## WHAT TO PRODUCE
Restate the listing that follows word for word, without its pictures.

## DATASET EXTRACT
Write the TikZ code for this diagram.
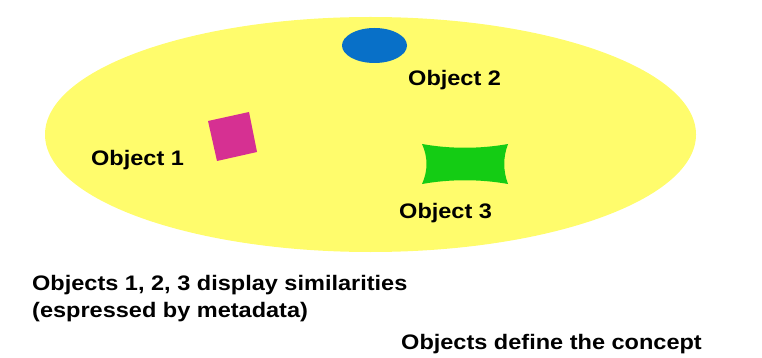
\documentclass[tikz,border=0pt]{standalone}
\usepackage{fontspec}
\setmainfont{Liberation Sans}[FakeStretch=1.12]
\definecolor{fieldyellow}{RGB}{255,252,108}
\definecolor{objblue}{RGB}{8,112,200}
\definecolor{objmagenta}{RGB}{214,48,146}
\definecolor{objgreen}{RGB}{20,204,20}
\tikzset{
  label/.style={anchor=base west, inner sep=0pt, font=\bfseries\fontsize{21}{25}\selectfont, text=black}
}
\begin{document}
\begin{tikzpicture}[x=1pt,y=-1pt]
  \useasboundingbox (0,0) rectangle (762,358);
  % the concept field
  \fill[fieldyellow] (370.5,134.5) ellipse [x radius=325.5, y radius=117.5];
  % object 2: blue ellipse
  \fill[objblue] (374.5,45.5) ellipse [x radius=32.5, y radius=17.5];
  % object 1: tilted magenta square
  \fill[objmagenta] (208,121) -- (249,112) -- (257,152) -- (217,161) -- cycle;
  % object 3: green shape with concave sides
  \fill[objgreen] (422,144) .. controls (450,149) and (480,149) .. (508,144)
    .. controls (503,157) and (503,171) .. (508,184)
    .. controls (480,179) and (450,179) .. (422,184)
    .. controls (428,171) and (428,157) .. cycle;
  % labels
  \node[label] (o2) at (408,86) {Object 2};
  \node[label] (o1) at (91,166) {Object 1};
  \node[label] (o3) at (399,218) {Object 3};
  \node[label] (sim) at (32,290) {Objects 1, 2, 3 display similarities};
  \node[label] (meta) at (32,317) {(espressed by metadata)};
  \node[label] (def) at (401,349) {Objects define the concept};
\end{tikzpicture}
\end{document}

## RESULT OF THE TASK
Write the TikZ code for this diagram.
\documentclass[tikz,border=0pt]{standalone}
\usepackage{fontspec}
\setmainfont{Liberation Sans}[FakeStretch=1.12]
\definecolor{fieldyellow}{RGB}{255,252,108}
\definecolor{objblue}{RGB}{8,112,200}
\definecolor{objmagenta}{RGB}{214,48,146}
\definecolor{objgreen}{RGB}{20,204,20}
\tikzset{
  label/.style={anchor=base west, inner sep=0pt, font=\bfseries\fontsize{21}{25}\selectfont, text=black}
}
\begin{document}
\begin{tikzpicture}[x=1pt,y=-1pt]
  \useasboundingbox (0,0) rectangle (762,358);
  % the concept field
  \fill[fieldyellow] (370.5,134.5) ellipse [x radius=325.5, y radius=117.5];
  % object 2: blue ellipse
  \fill[objblue] (374.5,45.5) ellipse [x radius=32.5, y radius=17.5];
  % object 1: tilted magenta square
  \fill[objmagenta] (208,121) -- (249,112) -- (257,152) -- (217,161) -- cycle;
  % object 3: green shape with concave sides
  \fill[objgreen] (422,144) .. controls (450,149) and (480,149) .. (508,144)
    .. controls (503,157) and (503,171) .. (508,184)
    .. controls (480,179) and (450,179) .. (422,184)
    .. controls (428,171) and (428,157) .. cycle;
  % labels
  \node[label] (o2) at (408,86) {Object 2};
  \node[label] (o1) at (91,166) {Object 1};
  \node[label] (o3) at (399,218) {Object 3};
  \node[label] (sim) at (32,290) {Objects 1, 2, 3 display similarities};
  \node[label] (meta) at (32,317) {(espressed by metadata)};
  \node[label] (def) at (401,349) {Objects define the concept};
\end{tikzpicture}
\end{document}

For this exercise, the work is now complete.